You filled your pockets with stones,
a seed-sower sowing nothing,
nothing to cast away.

It must have been cold as you went down.
The bite of March water
must have brought blood
rushing in panic to your skin.
A gasp, perhaps,
as your chest submerged.
(Were you beyond gasping?
Were you so far behind the veil?)

And then the silence.
The hiss of water against the ears,
the stirred up mud against your startled eyes.
The water cold in your palms
and cold in your unravelling hair
and cold through your clothes
to your naked skin. And
the weight inside would hold you,
stronger than stones.

You stood, perhaps, for a time,
a naiad in the depths,
hair taken with the flow
until you sank full-faced and weary
into the soft silt bed.

Monday 1 August 2011

Hung

By night I climb the scaffold.
Step, step, metallic uncertainty,
the slip-threat hanging, torch swaying,
an angler-fish bait hovering in the thickened air.
Its pool hits grass and rough-stoned walls.
Its pool hits slate, each square a sheaf pressed hard by time,
layering the roof, book-like, each a story in itself.
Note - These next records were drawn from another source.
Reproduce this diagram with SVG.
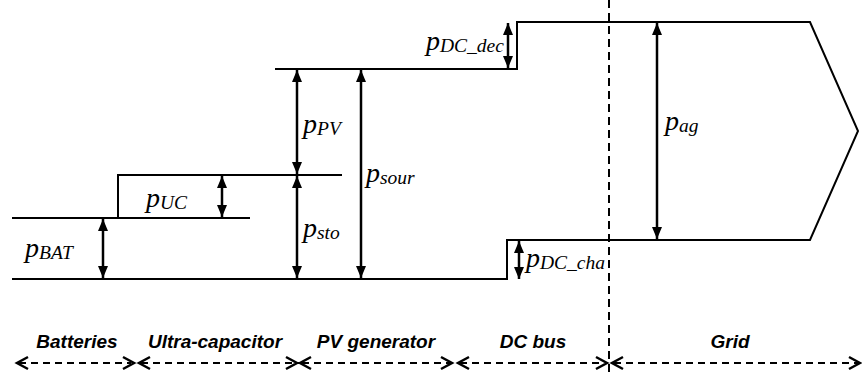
<svg xmlns="http://www.w3.org/2000/svg" width="862" height="376" viewBox="0 0 862 376">
<style>
.ln{fill:none;stroke:#000;stroke-width:2}
.ar{fill:none;stroke:#000;stroke-width:2.5;marker-start:url(#h);marker-end:url(#h)}
.dash{fill:none;stroke:#000;stroke-width:2;stroke-dasharray:8 5}
.da{fill:none;stroke:#000;stroke-width:2;stroke-dasharray:7 5}
.chev{fill:none;stroke:#000;stroke-width:2.5}
.p{font-family:"Liberation Serif","Times New Roman",serif;font-style:italic;font-size:28px}
.s{font-size:19.5px}
.lab{font-family:"Liberation Sans",Arial,sans-serif;font-style:italic;font-weight:bold;font-size:19px;text-anchor:middle}
</style>
<defs>
<marker id="h" viewBox="0 0 12 10" refX="12" refY="5" markerWidth="12" markerHeight="10" markerUnits="userSpaceOnUse" orient="auto-start-reverse">
<path d="M0,0 L12,5 L0,10 Z" fill="#000"/>
</marker>
</defs>
<g id="outline">
<path class="ln" d="M275,69 H517 V22 H810 L858,131 L810,240 H507 V279 H12"/>
<path class="ln" d="M342,175 H118 V218"/>
<path class="ln" d="M12,218 H250"/>
</g>
<line id="boundary" class="dash" x1="609" y1="0" x2="609" y2="376"/>
<g id="connectors">
<line class="ar" x1="103" y1="219" x2="103" y2="278"/>
<line class="ar" x1="222" y1="176" x2="222" y2="217"/>
<line class="ar" x1="297" y1="70" x2="297" y2="174"/>
<line class="ar" x1="297" y1="176" x2="297" y2="278"/>
<line class="ar" x1="361" y1="70" x2="361" y2="278"/>
<line class="ar" x1="508" y1="23" x2="508" y2="68"/>
<line class="ar" x1="519" y1="241" x2="519" y2="279"/>
<line class="ar" x1="657" y1="23" x2="657" y2="239"/>
</g>
<g id="labels">
<text class="p" x="25" y="257">p<tspan class="s" dy="2">BAT</tspan></text>
<text class="p" x="146" y="207">p<tspan class="s" dy="2">UC</tspan></text>
<text class="p" x="303" y="133">p<tspan class="s" dy="2">PV</tspan></text>
<text class="p" x="303" y="237">p<tspan class="s" dy="2">sto</tspan></text>
<text class="p" x="366" y="182">p<tspan class="s" dy="2">sour</tspan></text>
<text class="p" x="426" y="50">p<tspan class="s" dy="2">DC_dec</tspan></text>
<text class="p" x="526" y="267">p<tspan class="s" dy="2">DC_cha</tspan></text>
<text class="p" x="665" y="130">p<tspan class="s" dy="2">ag</tspan></text>
</g>
<g id="sections">
<text class="lab" x="77" y="348">Batteries</text>
<text class="lab" x="215" y="348">Ultra-capacitor</text>
<text class="lab" x="376" y="348">PV generator</text>
<text class="lab" x="533" y="348">DC bus</text>
<text class="lab" x="730" y="348">Grid</text>
<g id="ranges">
<path class="da" d="M19,363 H131 M141,363 H295 M302,363 H450 M460,363 H604 M614,363 H858"/>
<path class="chev" d="M28,357 L17,363 L28,369 M123,357 L134,363 L123,369 M150,357 L139,363 L150,369 M286,357 L297,363 L286,369 M311,357 L300,363 L311,369 M441,357 L452,363 L441,369 M469,357 L458,363 L469,369 M596,357 L607,363 L596,369 M623,357 L612,363 L623,369 M849,357 L860,363 L849,369"/>
</g>
</g>
</svg>
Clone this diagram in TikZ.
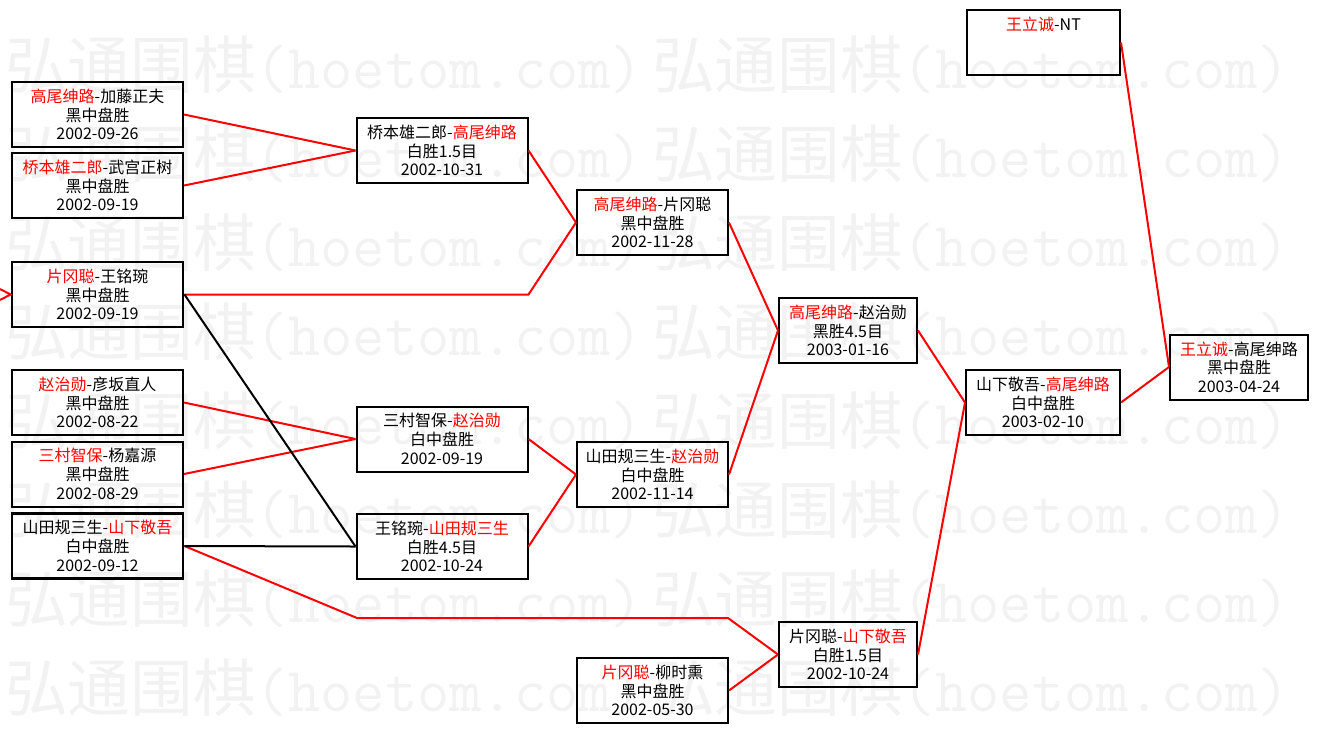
\documentclass[tikz,border=0pt]{standalone}
\usepackage{fontspec}
\setmainfont{Noto Sans CJK SC}
\begin{document}
\begin{tikzpicture}[x=0.75pt, y=-0.75pt,
  font=\fontsize{12pt}{14pt}\selectfont,
  game/.style={draw, line width=1.5pt, align=center, inner sep=0pt, minimum height=48.75pt},
  seed/.style={game, line width=2.2pt},
  win/.style={red, line width=1.5pt},
  lose/.style={black, line width=1.5pt},
  wm/.style={black!5, anchor=west, inner sep=0pt, font=\fontsize{47pt}{47pt}\selectfont}]
  \useasboundingbox (0,0) rectangle (1319,733);
  % watermark
  \foreach \r in {0,...,7}
    \foreach \c in {5,652}
      \node[wm] (wm-\r-\c) at (\c, 65+89*\r) {弘通围棋{\ttfamily(hoetom.com)}};
  % first round
  \node[game, minimum width=128.25pt] (r1a) at (97.5,114.5) {\textcolor{red}{高尾绅路}-加藤正夫\\黑中盘胜\\2002-09-26};
  \node[game, minimum width=128.25pt] (r1b) at (97.5,185.5) {\textcolor{red}{桥本雄二郎}-武宫正树\\黑中盘胜\\2002-09-19};
  \node[seed, minimum width=128.25pt] (r1c) at (97.5,294.5) {\textcolor{red}{片冈聪}-王铭琬\\黑中盘胜\\2002-09-19};
  \node[game, minimum width=128.25pt] (r1d) at (97.5,402.5) {\textcolor{red}{赵治勋}-彦坂直人\\黑中盘胜\\2002-08-22};
  \node[game, minimum width=128.25pt] (r1e) at (97.5,474) {\textcolor{red}{三村智保}-杨嘉源\\黑中盘胜\\2002-08-29};
  \node[seed, minimum width=128.25pt] (r1f) at (97.5,546) {山田规三生-\textcolor{red}{山下敬吾}\\白中盘胜\\2002-09-12};
  % second round
  \node[game, minimum width=128.25pt] (r2a) at (442,150.5) {桥本雄二郎-\textcolor{red}{高尾绅路}\\白胜1.5目\\2002-10-31};
  \node[game, minimum width=128.25pt] (r2b) at (442,439) {三村智保-\textcolor{red}{赵治勋}\\白中盘胜\\2002-09-19};
  \node[game, minimum width=128.25pt] (r2c) at (442,546.5) {王铭琬-\textcolor{red}{山田规三生}\\白胜4.5目\\2002-10-24};
  % third round
  \node[game, minimum width=113.25pt] (r3a) at (652.5,222.5) {\textcolor{red}{高尾绅路}-片冈聪\\黑中盘胜\\2002-11-28};
  \node[game, minimum width=113.25pt] (r3b) at (652.5,474.5) {山田规三生-\textcolor{red}{赵治勋}\\白中盘胜\\2002-11-14};
  \node[game, minimum width=113.25pt] (r3c) at (652.5,690.5) {\textcolor{red}{片冈聪}-柳时熏\\黑中盘胜\\2002-05-30};
  % semi-finals and final
  \node[game, minimum width=103.5pt] (r4a) at (848,330.5) {\textcolor{red}{高尾绅路}-赵治勋\\黑胜4.5目\\2003-01-16};
  \node[game, minimum width=103.5pt] (r4b) at (848,654.5) {片冈聪-\textcolor{red}{山下敬吾}\\白胜1.5目\\2002-10-24};
  \node[game, minimum width=115.5pt] (r5) at (1043,402.5) {山下敬吾-\textcolor{red}{高尾绅路}\\白中盘胜\\2003-02-10};
  \node[game, minimum width=114.75pt] (hold) at (1043.5,42.5) {\textcolor{red}{王立诚}-NT\\~\\~};
  \node[game, minimum width=103.5pt] (title) at (1239,367) {\textcolor{red}{王立诚}-高尾绅路\\黑中盘胜\\2003-04-24};
  % connectors
  \coordinate (in1) at (0,289);
  \coordinate (in2) at (0,300);
  \coordinate (bend1) at (357,618);
  \coordinate (bend2) at (728,618);
  \draw[win] (in1) -- (r1c.west) -- (in2);
  \draw[win] (r1a.east) -- (r2a.west);
  \draw[win] (r1b.east) -- (r2a.west);
  \draw[win] (r1c.east) -- (r1c.east -| r2a.east) -- (r3a.west);
  \draw[win] (r2a.east) -- (r3a.west);
  \draw[win] (r1d.east) -- (r2b.west);
  \draw[win] (r1e.east) -- (r2b.west);
  \draw[win] (r2b.east) -- (r3b.west);
  \draw[win] (r2c.east) -- (r3b.west);
  \draw[win] (r1f.east) -- (bend1) -- (bend2) -- (r4b.west);
  \draw[win] (r3c.east) -- (r4b.west);
  \draw[win] (r3a.east) -- (r4a.west);
  \draw[win] (r3b.east) -- (r4a.west);
  \draw[win] (r4a.east) -- (r5.west);
  \draw[win] (r4b.east) -- (r5.west);
  \draw[win] (r5.east) -- (title.west);
  \draw[win] (hold.east) -- (title.west);
  \draw[lose] (r1c.east) -- (r2c.west);
  \draw[lose] (r1f.east) -- (r2c.west);
\end{tikzpicture}
\end{document}
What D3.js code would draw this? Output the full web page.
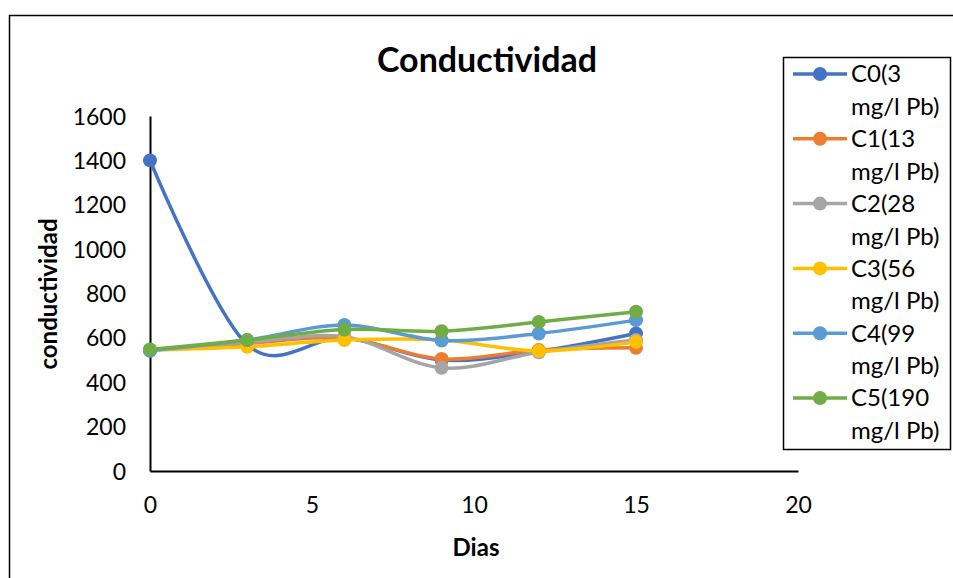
<!DOCTYPE html>
<html>
<head>
<meta charset="utf-8">
<script src="https://cdn.jsdelivr.net/npm/d3@7"></script>
<style>
  html, body { margin: 0; padding: 0; background: #fff; }
  svg { display: block; font-family: Lato, "Open Sans", sans-serif; }
</style>
</head>
<body>
<svg id="chart" width="953" height="578"></svg>
<script>
// Días de muestreo
const dias = [0, 3, 6, 9, 12, 15];

// Conductividad por concentración de plomo
const seriesNames = ["C0(3 mg/l Pb)", "C1(13 mg/l Pb)", "C2(28 mg/l Pb)", "C3(56 mg/l Pb)", "C4(99 mg/l Pb)", "C5(190 mg/l Pb)"];
const c0 = [1400, 570, 600, 500, 540, 620];
const c1 = [545, 575, 600, 505, 545, 555];
const c2 = [545, 580, 605, 465, 535, 590];
const c3 = [545, 560, 590, 590, 541, 582];
const c4 = [542, 590, 658, 588, 620, 680];
const c5 = [548, 590, 638, 630, 672, 718];
const seriesValues = [c0, c1, c2, c3, c4, c5];
const colors = ["#4472C4", "#ED7D31", "#A5A5A5", "#FFC000", "#5B9BD5", "#70AD47"];

const xTicks = [0, 5, 10, 15, 20];
const yTicks = [0, 200, 400, 600, 800, 1000, 1200, 1400, 1600];

const svg = d3.select("#chart");

// Marco exterior del gráfico
svg.append("rect")
  .attr("x", 9.5).attr("y", 15.5)
  .attr("width", 1000).attr("height", 1000)
  .attr("fill", "none").attr("stroke", "#000").attr("stroke-width", 1.5);

const x = d3.scaleLinear().domain([0, 20]).range([150, 798]);
const y = d3.scaleLinear().domain([0, 1600]).range([471, 116]);

// Ejes
const xAxis = svg.append("g").attr("transform", `translate(0,${y(0)})`)
  .call(d3.axisBottom(x).tickValues(xTicks).tickFormat(d3.format("d")).tickSize(0).tickPadding(26));
const yAxis = svg.append("g").attr("transform", `translate(${x(0)},0)`)
  .call(d3.axisLeft(y).tickValues(yTicks).tickFormat(d3.format("d")).tickSize(0).tickPadding(24));

[xAxis, yAxis].forEach(g => {
  g.select(".domain").attr("stroke", "#000").attr("stroke-width", 2);
  g.selectAll("text").attr("font-family", "Lato, sans-serif").attr("font-size", 23).attr("fill", "#000");
});
yAxis.selectAll("text").attr("dy", "0.35em");

// Curvas suavizadas
const line = d3.line()
  .x((d, i) => x(dias[i]))
  .y(d => y(d))
  .curve(d3.curveCatmullRom.alpha(0));

seriesValues.forEach((vals, s) => {
  svg.append("path")
    .datum(vals)
    .attr("d", line)
    .attr("fill", "none")
    .attr("stroke", colors[s])
    .attr("stroke-width", 3.5)
    .attr("stroke-linecap", "round");
  svg.append("g").selectAll("circle")
    .data(vals)
    .join("circle")
    .attr("cx", (d, i) => x(dias[i]))
    .attr("cy", d => y(d))
    .attr("r", 7)
    .attr("fill", colors[s]);
});

// Título
svg.append("text")
  .attr("x", 487).attr("y", 72)
  .attr("text-anchor", "middle")
  .attr("font-size", 34).attr("font-weight", "bold")
  .text("Conductividad");

// Títulos de ejes
svg.append("text")
  .attr("x", 476).attr("y", 556)
  .attr("text-anchor", "middle")
  .attr("font-size", 24).attr("font-weight", "bold")
  .text("Dias");

svg.append("text")
  .attr("transform", "translate(57,294) rotate(-90)")
  .attr("text-anchor", "middle")
  .attr("font-size", 24).attr("font-weight", "bold")
  .text("conductividad");

// Leyenda
const legend = svg.append("g");
legend.append("rect")
  .attr("x", 783.5).attr("y", 57.5)
  .attr("width", 167).attr("height", 392)
  .attr("fill", "#fff").attr("stroke", "#000").attr("stroke-width", 1.5);

seriesNames.forEach((name, s) => {
  const cy = 74 + s * 64.8;
  const parts = name.split(" ");
  const first = parts[0];
  const rest = parts.slice(1).join(" ");
  legend.append("line")
    .attr("x1", 793).attr("x2", 847)
    .attr("y1", cy).attr("y2", cy)
    .attr("stroke", colors[s]).attr("stroke-width", 3.5);
  legend.append("circle")
    .attr("cx", 820).attr("cy", cy).attr("r", 7)
    .attr("fill", colors[s]);
  const t = legend.append("text")
    .attr("x", 851).attr("y", cy)
    .attr("font-size", 24).attr("dy", "0.35em");
  t.append("tspan").attr("x", 851).text(first);
  t.append("tspan").attr("x", 851).attr("dy", 32.5).text(rest);
});
</script>
</body>
</html>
By night I settle my back on planks elevated
to greatness, a lifeboat up high,
mortar dust skimming my clothes.
Cold pins me down, bone-deep, empty.
I settle and stare, plunging deep to the world above,
the night sky a pool, a clarity hanging still,
a vertigo waiting to happen. Each star
a point of magnitude too great, too small,
to be believed. Each star caught, still,
a point in a scatter of billions, billions
of miles between us, too profound
to be likened to mundane things.
Ice-cold, they seem, remote and frozen
but each a maelstrom in itself, watching,
glitter-eyed, white-hot.

I think that making love in this
cold thin air, high up, pressed by stars,
pressed by scaffold boards powdered with mortar,
would be an explosive thing. It would
be a tumbling on the edge, quick, cold,
vital, once-in-a-lifetime. Impossible.